The redox chemistry of supramolecular nanotubes self-assembled from amphiphilic cyanine dye 3,3′-bis(2-sulfopropyl)-5,5′,6,6′-tetrachloro-1,1′-dioctylbenzimidacarbocyanine (C8S3) in aqueous solution was investigated by spectroelectrochemistry. The absorption spectra during the redox-reaction were analyzed by singular value decomposition (SVD) and semiempirical quantum mechanical calculations. Previously unavailable absorption spectra were modeled for each species of the reaction at every point throughout the oxidation and reduction process. The expected peak absorption wavelengths of these species present throughout the electrochemical cycles were calculated using the semiempirical method ZINDO/S (Zerner method of intermediate neglect of differential overlap for spectroscopy).

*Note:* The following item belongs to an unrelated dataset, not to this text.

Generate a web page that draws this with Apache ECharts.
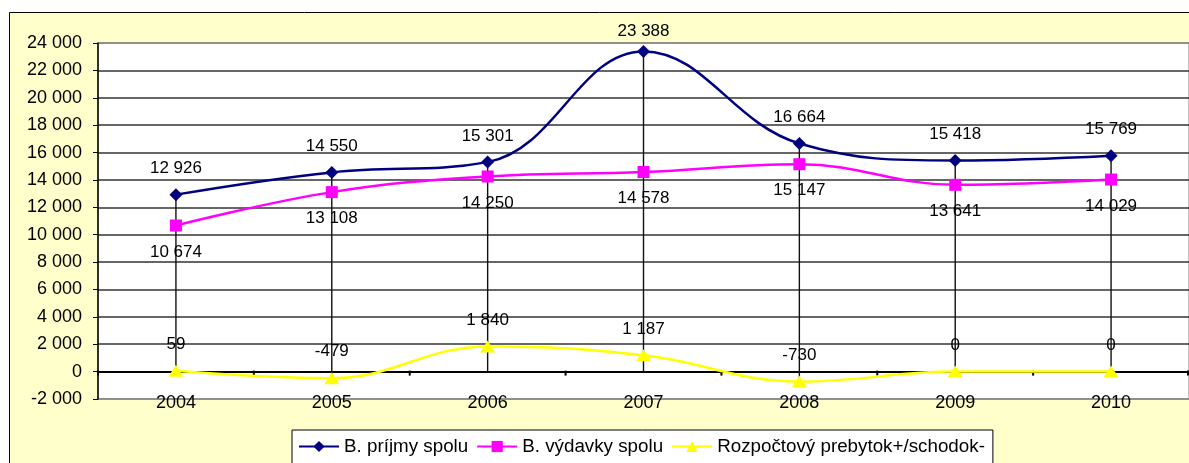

The spectral assignments from the proposed species derived from the SVD analysis were confirmed with the ZINDO/S calculations, supporting the assignment of the key species as well as the intermediates in the proposed redox-reaction scheme. The oxidized species have spectral signatures that agree with the calculated spectral maxima of isolated species, indicating that the resulting products are not electronically perturbed by aggregation, in strong contrast to the unoxidized dye.